Yoshlar
- Country: Uzbekistan
- Headquarters: Tashkent, Uzbekistan

Programming
- Languages: Uzbek Russian
- Picture format: 16:9 HDTV

Ownership
- Owner: National Television and Radio Company of Uzbekistan
- Sister channels: Oʻzbekiston Sport Madaniyat va Ma'rifat Dunyo Boʻylab O'zbekistan 24 Kinoteatr Navo Bolajon

History
- Launched: 1960; 66 years ago
- Former names: UzTV-2 (until 1998)

Links
- Website: Official website

= Yoshlar =

Uzbek state television channel

Yoshlar is an Uzbek state television channel owned by National Television and Radio Company of Uzbekistan. As its name implies, the channel aims at the youth, and emerged in its current form in 1998.

==History==
By the 1960s, the Uzbek SSR was broadcasting three VHF stations. Data could only be retrieved for the first channel, which was broadcasting on channel 3. The 1960 FBIS Broadcasting Stations of the World has the earliest instance of a second TV channel in Tashkent, but without providing concrete data on its frequency. During Uzbekistan's early years as an independent state, it was known as TV2. Before 1998, it also aired programs from the Toshkent studio.

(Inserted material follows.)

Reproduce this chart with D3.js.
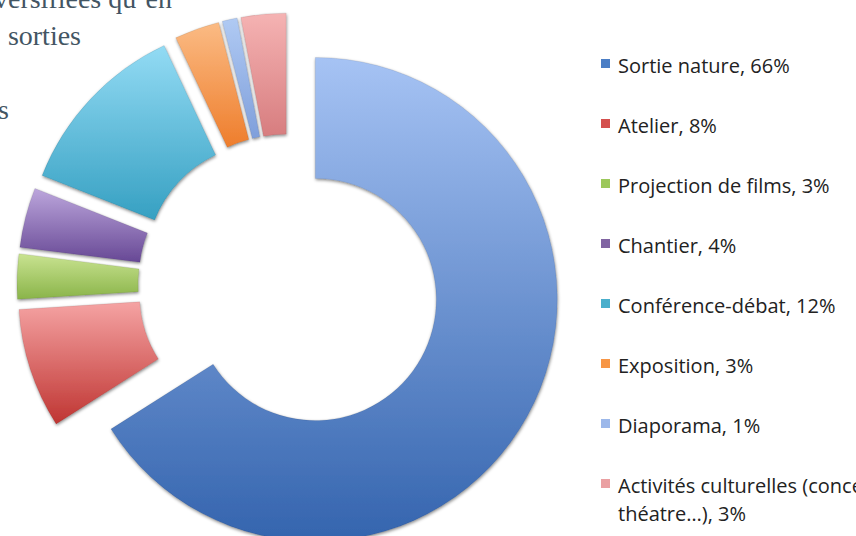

In late July 1998, TV1's news program Axborot reported on the launch of a youth channel (Yoshlar) on September 1, using TV2's frequencies. The new channel would broadcast for six hours a day, before expanding to a full-day 16-hour service later on. The new channel was conceived by president Islam Karimov and was established per Resolution n.º 130 of the Cabinet of Ministers of the Republic of Uzbekistan. In the opening speech, he said that Yoshlar would "open up the world" for the Uzbek youth, to establish their own worldview and to think wisely. The channel opened with programs such as Gratitude, The magnificence of independence, Today's child, Tamerlane the Great, I am the son of a great land, Classmate, On the Great Silk Road and concerts from Uzbek and international musicians. Since day one, the channel also has its own news service, Davr (Times), shown at 7pm Initially, the weekday schedule began at 6pm and ended at 1:30am, while the weekend schedule began at 8:55am and ended at 1:30am. In October 1999, Yoshlar's programming was available on Karakalpak TV for two and a half hours a week, on Thursdays, after the launch of Yoshlar Radio on its sister radio station the previous month. By 2002, the channel was attracting an ethnic Uzbek audience in the Afghan town of Mazar-e-Sharif.

In late February 2002, Yoshlar started taking over frequencies that were often jammed by Russian TV broadcasts in the Fergana Valley. In May 2003, rumors began circulating that the channel was the target of a conflict between parents and their children, where 200 staff were transferred from Oʻzbekiston to Yoshlar and a group of anonymous journalists petitioned the president. MTRK director Abdusaid Kochimov had served his term and, per company policies, such term would never exceed the four-year limit. The president had preferred Khurshid Davron as his successor.

On November 14, 2005, MTRK approved the creation of a joint-stock company to operate the Yoshlar TV and radio stations, in which 51% would remain at the hands of the state, and the remaining 49% were sold off. This also meant that the MTRK channels were no longer operational under the grounds of nepotism, but rather "creative freedom".

On February 6, 2011, the channel aired a programming (Melody and Catastrophe) condemning rock and rap music, claiming them to be created in the 1950s under the guise of "human freedoms", condemning their music videos (which were reportedly filmed in dumps) and believing to be immoral. These genres were given the slogan "Everything is allowed; live as you wish".

On June 1, 2013, Bolajon, a children's channel under its jurisdiction, began.